As of late Wednesday, colder temperatures were collecting in western Canada. This, part of a developing storm system creating some showers for western Washington and Oregon. Watch as that area of cooler temperatures sinks over the Rockies and pushes through Colorado this Saturday.
That blue coloration represents temperatures 5 to 10 degrees cooler than the average. This will push the Denver area temperatures into the upper 50s and lower 60s for highs Saturday.
That pool of cooler air is moving through in an atmospheric trough that isn't particularly strong but is stronger than projected when we discussed this system with the Insiders last Sunday.
The GFS snapshot of the middle atmospheric pattern Friday evening shows the trough sitting west of Colorado:
And then, by Sunday evening that same trough is east of Colorado:
This quick passage of the trough limits the impact of the previously mentioned cooler air, and also the chance of rain and snow as I'm about to discuss.
The trough impacts the western half of Colorado late Friday through Saturday morning with areas of rain and snow, not to mention gusty wind and cooler temperatures.
The amount of snowfall and rainfall is extremely dependent on mountain range. This system is moisture starved so needs a lot of lift to overcome the dryness. The source of added lift will be the northern mountain ranges, and particularly their western facing slopes. Further, with the arrival set for the overnight period, the temperatures will produce mostly snowfall (rain in the lowest valleys). Here is the amount of snowfall determined by the GFS. I would lean toward a bit more than what is indicated here as GFS is drier than I believe will become reality:
Turning now toward rainfall and the trough's impact on the eastern half of the state.
The trough will likely pass during daylight hours Saturday. As it does, Denver will feel wind gusts and that temperature drop. The chance of rain is low, almost bleak. You see, we've lost that key element of this particular system -- lift (no air moving up on terrain for the metro area).

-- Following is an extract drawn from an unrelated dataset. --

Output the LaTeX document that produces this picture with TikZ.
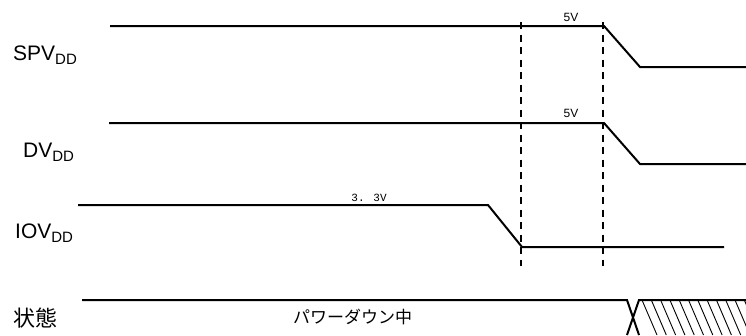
\documentclass[tikz,border=0pt]{standalone}
\usepackage{fontspec}
\setmainfont{Liberation Sans}
\newfontfamily\jpfont{Noto Sans CJK JP}
\newfontfamily\monofont{Liberation Mono}
\begin{document}
\begin{tikzpicture}[x=1pt,y=-1pt,
  sig/.style={line width=2pt},
  dsh/.style={line width=2pt,dash pattern=on 7pt off 5.5pt},
  lbl/.style={anchor=base west,inner sep=0pt,font=\fontsize{21}{21}\selectfont},
  val/.style={inner sep=0pt,font=\fontsize{12}{12}\selectfont},
  hatch/.style={line width=0.9pt}]
\useasboundingbox (0,0) rectangle (746,335);
% labels
\node[lbl] (spvl) at (13,60) {SPV\raisebox{-4pt}{\fontsize{15}{15}\selectfont DD}};
\node[lbl] (dvl) at (23,157) {DV\raisebox{-4pt}{\fontsize{15}{15}\selectfont DD}};
\node[lbl] (iovl) at (15,238) {IOV\raisebox{-4pt}{\fontsize{15}{15}\selectfont DD}};
\node[inner sep=0pt,anchor=west,font=\jpfont\fontsize{22}{22}\selectfont] (stl) at (13,318) {状態};
% SPV
\coordinate (s0) at (110,26); \coordinate (s1) at (604,26);
\coordinate (s2) at (640,67); \coordinate (s3) at (746,67);
\draw[sig] (s0) -- (s1) -- (s2) -- (s3);
\node[val] (v1) at (571,17) {5V};
% DV
\coordinate (d0) at (109,123); \coordinate (d1) at (604,123);
\coordinate (d2) at (640,164); \coordinate (d3) at (746,164);
\draw[sig] (d0) -- (d1) -- (d2) -- (d3);
\node[val] (v2) at (571,113) {5V};
% IOV
\coordinate (i0) at (78,205); \coordinate (i1) at (488,205);
\coordinate (i2) at (522,247); \coordinate (i3) at (724,247);
\draw[sig] (i0) -- (i1) -- (i2) -- (i3);
\node[inner sep=0pt,font=\monofont\fontsize{11}{11}\selectfont] (v3) at (369,198) {3. 3V};
% dashed
\coordinate (a0) at (521,22); \coordinate (a1) at (521,266);
\coordinate (b0) at (603,22); \coordinate (b1) at (603,266);
\draw[dsh] (a0) -- (a1);
\draw[dsh] (b0) -- (b1);
% status
\coordinate (t0) at (82,300); \coordinate (t1) at (627,300);
\coordinate (t2) at (639,300); \coordinate (t3) at (746,300);
\coordinate (u1) at (627,335); \coordinate (u2) at (639,335);
\draw[sig] (t0) -- (t1) -- (u2);
\draw[sig] (u1) -- (t2) -- (t3);
\node[inner sep=0pt,anchor=west,font=\jpfont\fontsize{17}{17}\selectfont] (pd) at (293,317) {パワーダウン中};
\begin{scope}
\clip (640,301) rectangle (746,335);
\foreach \k in {0,...,13} {
  \draw[hatch] (642+9.3*\k,300) -- (657+9.3*\k,335);
}
\end{scope}
\end{tikzpicture}
\end{document}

Without the lift, we will struggle to squeeze raindrops or snowflakes from the bit of cloud cover that moves through. I think GFS is more "on it" with this total precipitation projection through Saturday night:
*Squint to see the 0.01" to 0.05" light gray color shading that spots those of us east of the mountains.
Should this trough slow a bit I don't foresee any changes to make for the mountains, however, we will need to add a chance of snow to the Denver forecast late Saturday once temperatures have cooled and the few pockets of rain transition into frozen form.
Should this scenario play out, it will be possible to have some minor snow accumulation within the metro areas - mostly on the Palmer Ridge between Denver and the Springs. Again, though, to see this change will require a lot of change to the system which isn't all that likely.